Task directions: Please copy out exactly, and only, the lines between the line with "Write the Plotly code for this chart." and the line with "48200, 50400, 52700]", both included. Pictures are to be omitted.

Records shown:
□ □ □ □ □ □ □

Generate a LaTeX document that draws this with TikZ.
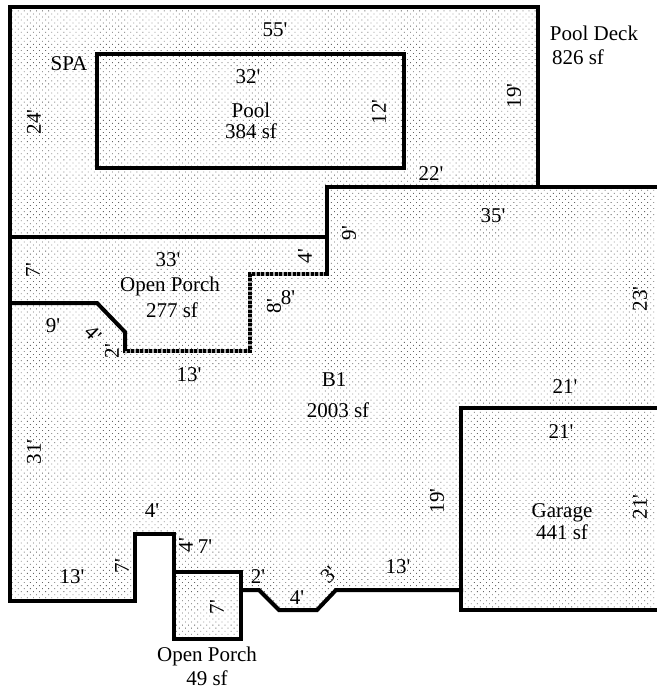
\documentclass[tikz,border=0pt]{standalone}
\usepackage{fontspec}
\setmainfont[Ligatures=TeXOff]{Liberation Serif}
\usetikzlibrary{patterns.meta}
\tikzset{
  wall/.style={line width=4pt, line join=miter, line cap=rect},
  porchwall/.style={line width=4pt, dash pattern=on 3pt off 1.5pt},
  lbl/.style={inner sep=0pt, font=\fontsize{21}{23}\selectfont},
  up/.style={lbl, rotate=90}
}
\begin{document}
\begin{tikzpicture}[x=1pt,y=-1pt]
\useasboundingbox (0,0) rectangle (656,692);
%shading
\fill[pattern={Dots[distance=4.3pt,radius=.6pt,angle=45]}, pattern color=black!60]
  (10,7) -- (538,7) -- (538,187) -- (656,187) -- (656,610) -- (461,610) -- (461,590) -- (336,590) -- (317,610) -- (279,610) -- (259,590) -- (241,590) -- (241,639) -- (174,639) -- (174,534) -- (135,534) -- (135,601) -- (10,601) -- cycle;
%outline
\draw[wall] (538,187) -- (538,7) -- (10,7) -- (10,601) -- (135,601) -- (135,534) -- (174,534) -- (174,639) -- (241,639) -- (241,572) -- (174,572);
\draw[wall] (241,590) -- (259,590) -- (279,610) -- (317,610) -- (336,590) -- (461,590);
\draw[wall] (656,187) -- (327,187) -- (327,274);
\draw[wall] (10,237) -- (327,237);
\draw[wall] (10,303) -- (97,303) -- (125,332) -- (125,351);
\draw[porchwall, black!35, dash pattern={}] (327,274) -- (250,274) -- (250,351) -- (125,351);
\draw[porchwall] (327,274) -- (250,274) -- (250,351) -- (125,351) -- (125,332);
%pool and garage
\draw[wall] (97,54) rectangle (404,168);
\draw[wall] (656,408) -- (461,408) -- (461,610) -- (656,610);
%pool deck
\node[lbl] (deck) at (594,33) {Pool Deck};
\node[lbl] (decksf) at (578,57) {826 sf};
\node[lbl] (spa) at (69,64) {SPA};
\node[lbl] (d55) at (275,30) {55'};
\node[up] (d24) at (34,122) {24'};
\node[up] (d19a) at (514,96) {19'};
\node[lbl] (d22) at (431,174) {22'};
%pool
\node[lbl] (d32) at (248,77) {32'};
\node[lbl] (pool) at (251,110) {Pool};
\node[lbl] (poolsf) at (251,131) {384 sf};
\node[up] (d12) at (379,112) {12'};
%open porch
\node[up] (d7a) at (33,270) {7'};
\node[lbl] (d33) at (168,260) {33'};
\node[lbl] (porch) at (170,286) {Open Porch};
\node[lbl] (porchsf) at (172,310) {277 sf};
\node[up] (d4a) at (305,256) {4'};
\node[up] (d9a) at (349,233) {9'};
\node[up] (d8a) at (274,306) {8'};
\node[lbl] (d8b) at (288,298) {8'};
\node[lbl] (d9b) at (53,326) {9'};
\node[lbl, rotate=-45] (d4b) at (93,334) {4'};
\node[up] (d2a) at (112,351) {2'};
\node[lbl] (d13a) at (189,375) {13'};
%house
\node[lbl] (d35) at (493,216) {35'};
\node[up] (d23) at (640,299) {23'};
\node[lbl] (b1) at (334,380) {B1};
\node[lbl] (b1sf) at (338,410) {2003 sf};
\node[up] (d31) at (34,452) {31'};
\node[up] (d19b) at (437,501) {19'};
\node[lbl] (d13b) at (72,577) {13'};
\node[up] (d7b) at (122,566) {7'};
\node[lbl] (d4c) at (152,511) {4'};
\node[up] (d4d) at (186,545) {4'};
\node[lbl] (d7c) at (205,547) {7'};
\node[lbl] (d2b) at (258,577) {2'};
\node[lbl] (d4e) at (297,598) {4'};
\node[lbl, rotate=45] (d3) at (329,575) {3'};
\node[lbl] (d13c) at (398,567) {13'};
%garage
\node[lbl] (d21a) at (565,387) {21'};
\node[lbl] (d21b) at (561,432) {21'};
\node[lbl] (garage) at (562,513) {Garage};
\node[lbl] (garagesf) at (562,532) {441 sf};
\node[up] (d21c) at (640,507) {21'};
%small porch
\node[up] (d7d) at (217,607) {7'};
\node[lbl] (porchb) at (207,656) {Open Porch};
\node[lbl] (porchbsf) at (207,678) {49 sf};
\end{tikzpicture}
\end{document}
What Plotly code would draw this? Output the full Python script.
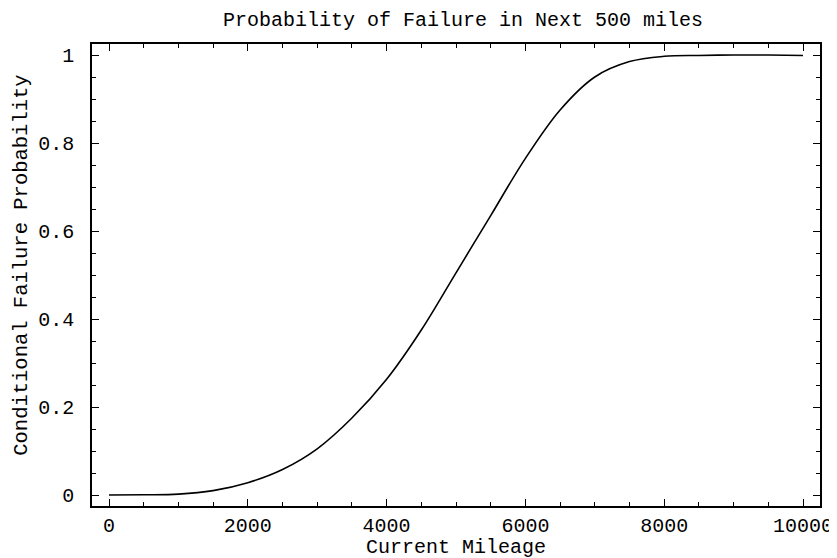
import plotly.graph_objects as go

mileage = [0, 500, 1000, 1500, 2000, 2500, 3000, 3500, 4000, 4500, 5000,
           5500, 6000, 6500, 7000, 7500, 8000, 8500, 9000, 9500, 10000]
prob = [0.0, 0.0005, 0.002, 0.01, 0.028, 0.058, 0.105, 0.175, 0.263, 0.375, 0.505,
        0.635, 0.765, 0.875, 0.95, 0.985, 0.997, 0.999, 1.0, 1.0, 0.999]

x_ticks = [0, 2000, 4000, 6000, 8000, 10000]
y_ticks = [0, 0.2, 0.4, 0.6, 0.8, 1]
y_labels = ["0", "0.2", "0.4", "0.6", "0.8", "1"]

FONT = "Liberation Mono, Courier New, monospace"
W, H = 837, 558
L, R, T, B = 84, 14, 36, 60

fig = go.Figure()
fig.add_trace(go.Scatter(x=mileage, y=prob, mode="lines",
                         line=dict(color="black", width=1.6, shape="spline"),
                         showlegend=False, hoverinfo="skip"))

axis_common = dict(
    showgrid=False, zeroline=False, showline=True, linecolor="black", linewidth=1.5,
    mirror="allticks", ticks="inside", ticklen=7, tickwidth=1.2, tickcolor="black",
    tickfont=dict(family=FONT, size=20, color="black"),
)

fig.update_layout(
    width=W, height=H,
    margin=dict(l=L, r=R, t=T, b=B),
    paper_bgcolor="white", plot_bgcolor="white",
    xaxis=dict(range=[-245, 10245], tickvals=x_ticks, ticktext=[str(v) for v in x_ticks],
               minor=dict(dtick=500, tick0=0, ticks="inside", ticklen=4, tickcolor="black", tickwidth=1),
               **axis_common),
    yaxis=dict(range=[-0.025, 1.025], tickvals=y_ticks, ticktext=[t + " " for t in y_labels],
               minor=dict(dtick=0.05, tick0=0, ticks="inside", ticklen=4, tickcolor="black", tickwidth=1),
               **axis_common),
    annotations=[
        dict(text="Probability of Failure in Next 500 miles", xref="paper", yref="paper",
             x=0.51, y=1, yshift=24, xanchor="center", yanchor="middle", showarrow=False,
             font=dict(family=FONT, size=20, color="black")),
        dict(text="Current Mileage", xref="paper", yref="paper",
             x=0.5, y=0, yshift=-41, xanchor="center",
             yanchor="middle", showarrow=False,
             font=dict(family=FONT, size=20, color="black")),
        dict(text="Conditional Failure Probability", xref="paper", yref="paper",
             x=0, xshift=-(L - 14), y=0.52, xanchor="center", yanchor="middle",
             textangle=-90, showarrow=False,
             font=dict(family=FONT, size=20.5, color="black")),
    ],
)

fig.write_html("out.html")
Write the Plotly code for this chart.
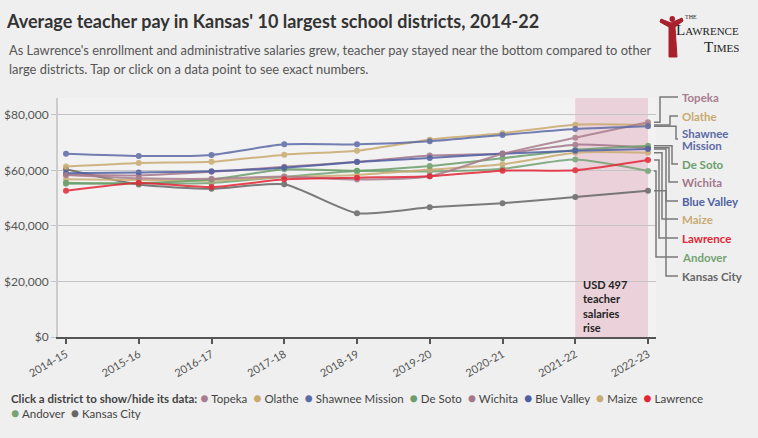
import plotly.graph_objects as go

years = ["2014-15", "2015-16", "2016-17", "2017-18", "2018-19",
         "2019-20", "2020-21", "2021-22", "2022-23"]

districts = ["Topeka", "Olathe", "Shawnee Mission", "De Soto", "Wichita",
             "Blue Valley", "Maize", "Lawrence", "Andover", "Kansas City"]

topeka          = [58400, 57200, 57000, 57800, 56700, 57900, 66000, 71800, 77400]
olathe          = [61400, 62700, 63100, 65700, 67100, 71100, 73400, 76500, 76400]
shawnee_mission = [66000, 65200, 65600, 69400, 69400, 70500, 72800, 74900, 75900]
de_soto         = [55600, 55400, 56700, 60400, 59900, 61600, 64400, 67400, 68900]
wichita         = [58500, 58200, 59500, 61300, 63100, 65400, 66100, 69300, 68200]
blue_valley     = [59000, 59300, 59700, 61000, 63000, 64500, 66000, 67100, 67700]
maize           = [56800, 56600, 56300, 57600, 58400, 60300, 62200, 66400, 66400]
lawrence        = [52700, 55500, 54000, 56800, 57400, 57900, 59900, 60100, 63800]
andover         = [55200, 55300, 55500, 57700, 59800, 59600, 60600, 63900, 59800]
kansas_city     = [60400, 54900, 53400, 55000, 44600, 46700, 48200, 50400, 52700]

values = [topeka, olathe, shawnee_mission, de_soto, wichita,
          blue_valley, maize, lawrence, andover, kansas_city]

colors = ["#a97d8f", "#c8aa6e", "#5c6aa6", "#6b9e6b", "#a3768a",
          "#4f5fa3", "#c9ab72", "#e32636", "#74a374", "#666666"]

end_labels = [["Topeka"], ["Olathe"], ["Shawnee", "Mission"], ["De Soto"], ["Wichita"],
              ["Blue Valley"], ["Maize"], ["Lawrence"], ["Andover"], ["Kansas City"]]

highlight_years = ["2021-22", "2022-23"]
highlight_note = "USD 497<br>teacher<br>salaries<br>rise"

FONT = "Lato, sans-serif"

W, H = 758, 438
L, R, T, B = 58, 656, 98, 337
YMAX = 86100
XPAD = 0.11


def px_x(p):
    return (p - L) / (R - L)


def px_y(p):
    return (B - p) / (B - T)


def idx_to_paper(i):
    return (i + XPAD) / (len(years) - 1 + 2 * XPAD)


fig = go.Figure()

draw_order = [9, 8, 6, 4, 3, 5, 1, 0, 2, 7]
for k in draw_order:
    fig.add_trace(go.Scatter(
        x=years, y=values[k], name=districts[k],
        mode="lines+markers",
        line=dict(color=colors[k], width=2, shape="spline", smoothing=0.6),
        marker=dict(color=colors[k], size=6),
        opacity=0.85,
        showlegend=False,
    ))

# highlight band
fig.add_shape(type="rect", xref="x", yref="paper",
              x0=highlight_years[0], x1=highlight_years[1], y0=0, y1=1,
              fillcolor="#ebd2da", line_width=0, layer="below")

fig.add_annotation(xref="paper", yref="paper",
                   x=px_x(581), y=px_y(276), xanchor="left", yanchor="top",
                   text="<b>" + highlight_note + "</b>", showarrow=False, align="left",
                   font=dict(family=FONT, size=11, color="#222"))

# end labels with elbow connectors
label_y_px = [97, 116, 139, 164, 182, 201, 219, 238, 257, 276]
elbow_px = [660, 670, 676, 672, 669, 666, 662, 659, 656, 666]
LINE_GAP = 12
for k in range(len(districts)):
    y_end = values[k][-1] / YMAX
    x_start = idx_to_paper(len(years) - 1) + 6 / (R - L)
    xe = px_x(elbow_px[k])
    yl = px_y(label_y_px[k])
    xl = px_x(678)
    fig.add_shape(type="path", xref="paper", yref="paper",
                  path=f"M {x_start} {y_end} L {xe} {y_end} L {xe} {yl} L {xl} {yl}",
                  line=dict(color="#7a7a7a", width=1.5), layer="above")
    n = len(end_labels[k])
    for j, part in enumerate(end_labels[k]):
        ypx = label_y_px[k] + (j - (n - 1) / 2) * LINE_GAP
        fig.add_annotation(xref="paper", yref="paper", x=px_x(680), y=px_y(ypx),
                           xanchor="left", yanchor="middle", align="left",
                           text="<b>" + part + "</b>", showarrow=False,
                           font=dict(family=FONT, size=11.5, color=colors[k]))

# subtitle
fig.add_annotation(xref="paper", yref="paper", x=px_x(7), y=px_y(50),
                   xanchor="left", yanchor="middle", showarrow=False,
                   text="As Lawrence's enrollment and administrative salaries grew, teacher pay stayed near the bottom compared to other",
                   font=dict(family=FONT, size=12.9, color="#555"))
fig.add_annotation(xref="paper", yref="paper", x=px_x(7), y=px_y(69),
                   xanchor="left", yanchor="middle", showarrow=False,
                   text="large districts. Tap or click on a data point to see exact numbers.",
                   font=dict(family=FONT, size=12.9, color="#555"))

# logo
SERIF = "Liberation Serif, DejaVu Serif, serif"
fig.add_annotation(xref="paper", yref="paper", x=px_x(741), y=px_y(30),
                   xanchor="right", yanchor="middle", showarrow=False,
                   text="L<span style='font-size:11px'>AWRENCE</span>",
                   font=dict(family=SERIF, size=15, color="#222"))
fig.add_annotation(xref="paper", yref="paper", x=px_x(741), y=px_y(47),
                   xanchor="right", yanchor="middle", showarrow=False,
                   text="T<span style='font-size:11px'>IMES</span>",
                   font=dict(family=SERIF, size=15, color="#222"))
fig.add_annotation(xref="paper", yref="paper", x=px_x(683), y=px_y(17),
                   xanchor="left", yanchor="middle", showarrow=False,
                   text="THE",
                   font=dict(family=SERIF, size=6, color="#222"))
fig.add_shape(type="path", xref="paper", yref="paper", layer="above",
              path=(f"M {px_x(661)} {px_y(19)} L {px_x(671)} {px_y(23)} L {px_x(682)} {px_y(18)} "
                    f"L {px_x(683)} {px_y(21)} L {px_x(675)} {px_y(27)} L {px_x(677)} {px_y(57)} "
                    f"L {px_x(669)} {px_y(57)} L {px_x(669)} {px_y(27)} L {px_x(660)} {px_y(22)} Z"),
              fillcolor="#a8202c", line=dict(color="#a8202c", width=1))
fig.add_shape(type="circle", xref="paper", yref="paper", layer="above",
              x0=px_x(669.5), x1=px_x(675), y0=px_y(22), y1=px_y(16),
              fillcolor="#a8202c", line=dict(color="#a8202c", width=0))

# legend (static text rows)
def item(k):
    return (f"<span style='color:{colors[k]};font-size:14px'>●</span> {districts[k]}")

row1 = "<b>Click a district to show/hide its data:</b> " + "  ".join(item(k) for k in range(8))
row2 = "  ".join(item(k) for k in range(8, 10))
fig.add_annotation(xref="paper", yref="paper", x=px_x(9), y=px_y(397),
                   xanchor="left", yanchor="middle", showarrow=False, text=row1,
                   font=dict(family=FONT, size=11.5, color="#444"))
fig.add_annotation(xref="paper", yref="paper", x=px_x(9), y=px_y(412),
                   xanchor="left", yanchor="middle", showarrow=False, text=row2,
                   font=dict(family=FONT, size=11.5, color="#444"))

fig.update_layout(
    width=W, height=H,
    margin=dict(l=L, r=W - R, t=T, b=H - B, autoexpand=False),
    paper_bgcolor="#efefef", plot_bgcolor="#f2f2f2",
    font=dict(family=FONT, color="#555"),
    title=dict(text="<b>Average teacher pay in Kansas' 10 largest school districts, 2014-22</b>",
               x=7 / W, xanchor="left", xref="container",
               y=1 - 22 / H, yanchor="middle", yref="container",
               font=dict(family=FONT, size=18, color="#333")),
    showlegend=False,
    hovermode="closest",
)

fig.update_xaxes(type="category", categoryorder="array", categoryarray=years,
                 range=[-XPAD, len(years) - 1 + XPAD],
                 showgrid=False, showline=True, linecolor="#555", linewidth=1.5,
                 ticks="outside", ticklen=5, tickcolor="#555", tickwidth=1.5,
                 tickangle=-30, tickfont=dict(family=FONT, size=11, color="#555"),
                 zeroline=False)
fig.update_yaxes(range=[0, YMAX], dtick=20000, tickprefix="$", tickformat=",",
                 showgrid=True, gridcolor="#c4c4c4", gridwidth=1,
                 showline=True, linecolor="#cccccc", linewidth=2,
                 ticks="outside", ticklen=5, tickcolor="#c4c4c4",
                 tickfont=dict(family=FONT, size=12, color="#555"),
                 zeroline=False)

fig.write_html("out.html", config={"displayModeBar": False},
               post_script="document.body.style.margin='0';document.body.style.background='#efefef';")
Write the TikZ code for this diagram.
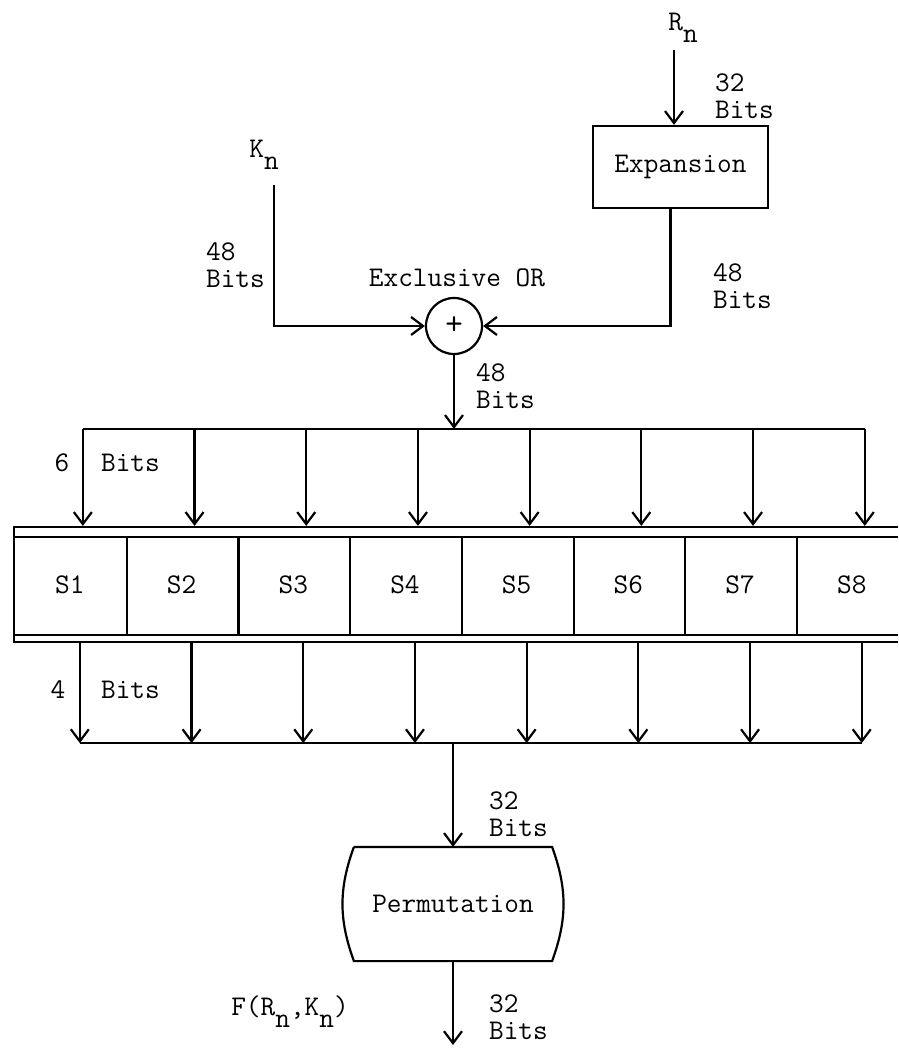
\documentclass[tikz,border=0pt]{standalone}
\usepackage{tikz}
\usetikzlibrary{positioning,arrows.meta,calc}

\begin{document}
\begin{tikzpicture}[
    x=1pt, y=-1pt, line width=2.2pt,
    font=\fontsize{28.5}{27}\selectfont\ttfamily,
    box/.style={rectangle, draw, minimum width=175pt, minimum height=82pt},
    sbox/.style={rectangle, minimum width=111.7pt, minimum height=115pt, inner sep=0pt},
    xorbox/.style={circle, draw, minimum size=56pt, inner sep=0pt},
    permbox/.style={rectangle, minimum width=196pt, minimum height=112pt},
    bits/.style={align=left, anchor=west, inner sep=0pt},
    arrow/.style={-{Straight Barb[length=12pt,width=18pt]}}
]
    \useasboundingbox (0,0) rectangle (898,1048);

    % inputs
    \node (rn) at (683,28) {R\raisebox{-12pt}{n}};
    \node[box] (exp) at (680.5,167) {Expansion};
    \node (kn) at (264,155) {K\raisebox{-12pt}{n}};
    \node[xorbox] (xor) at (454,326) {\fontsize{34}{34}\selectfont +};
    \node (xortext) at (457,278) {Exclusive OR};
    \coordinate (rin) at (674,50);
    \coordinate (kin) at (274,185);

    \draw[arrow] (rin) -- (rin |- exp.north);
    \draw[arrow] (kin) |- (xor.west);
    \draw[arrow] ([xshift=-10pt]exp.south) |- (xor.east);

    \node[bits] (b32r) at (714,96) {32\\Bits};
    \node[bits] (b48k) at (205,265) {48\\Bits};
    \node[bits] (b48e) at (712,286) {48\\Bits};
    \node[bits] (b48x) at (475,386) {48\\Bits};

    % S-boxes
    \foreach \i in {1,...,8}
        \node[sbox] (s\i) at ({14+111.7*(\i-0.5)},584.5) {S\i};
    \draw (898,527) -- (14,527) -- (14,642) -- (898,642);
    \draw (14,537) -- (898,537) (14,635) -- (898,635);
    \foreach \i in {1,...,7}
        \draw ([yshift=-10pt]s\i.north east) -- ([yshift=7pt]s\i.south east);

    % 6 bit inputs
    \foreach \i in {1,...,8} {
        \coordinate (tb\i) at ($(s\i.north)+(13,-97)$);
        \draw[arrow] (tb\i) -- ([xshift=13pt]s\i.north);
    }
    \draw (tb1) -- (tb8);
    \draw[arrow] (xor) -- (xor |- tb1);
    \node (six) at (62,463) {6};
    \node[bits] (bits6) at (100,463) {Bits};

    % 4 bit outputs
    \foreach \i in {1,...,8} {
        \coordinate (bb\i) at ($(s\i.south)+(10,100)$);
        \draw[arrow] ([xshift=10pt]s\i.south) -- (bb\i);
    }
    \draw (bb1) -- (bb8);
    \node (four) at (58,690) {4};
    \node[bits] (bits4) at (100,690) {Bits};

    % permutation
    \node[permbox] (perm) at (453,904) {Permutation};
    \draw (perm.north west) -- (perm.north east) to[bend left=20] (perm.south east)
        -- (perm.south west) to[bend left=20] (perm.north west);
    \draw[arrow] (perm.north |- bb1) -- (perm.north);
    \coordinate (fout) at (453,1045);
    \draw[arrow] (perm.south) -- (fout);
    \node[bits] (b32p) at (488,814) {32\\Bits};
    \node[bits] (b32f) at (488,1017) {32\\Bits};
    \node (fval) at (290,1012) {F(R\raisebox{-12pt}{n},K\raisebox{-12pt}{n})};
\end{tikzpicture}
\end{document}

□ □ □ □ □ □ □

Solution to the exercise:
Write the Plotly code for this chart.
import plotly.graph_objects as go

years = ["2014-15", "2015-16", "2016-17", "2017-18", "2018-19",
         "2019-20", "2020-21", "2021-22", "2022-23"]

districts = ["Topeka", "Olathe", "Shawnee Mission", "De Soto", "Wichita",
             "Blue Valley", "Maize", "Lawrence", "Andover", "Kansas City"]

topeka          = [58400, 57200, 57000, 57800, 56700, 57900, 66000, 71800, 77400]
olathe          = [61400, 62700, 63100, 65700, 67100, 71100, 73400, 76500, 76400]
shawnee_mission = [66000, 65200, 65600, 69400, 69400, 70500, 72800, 74900, 75900]
de_soto         = [55600, 55400, 56700, 60400, 59900, 61600, 64400, 67400, 68900]
wichita         = [58500, 58200, 59500, 61300, 63100, 65400, 66100, 69300, 68200]
blue_valley     = [59000, 59300, 59700, 61000, 63000, 64500, 66000, 67100, 67700]
maize           = [56800, 56600, 56300, 57600, 58400, 60300, 62200, 66400, 66400]
lawrence        = [52700, 55500, 54000, 56800, 57400, 57900, 59900, 60100, 63800]
andover         = [55200, 55300, 55500, 57700, 59800, 59600, 60600, 63900, 59800]
kansas_city     = [60400, 54900, 53400, 55000, 44600, 46700, 48200, 50400, 52700]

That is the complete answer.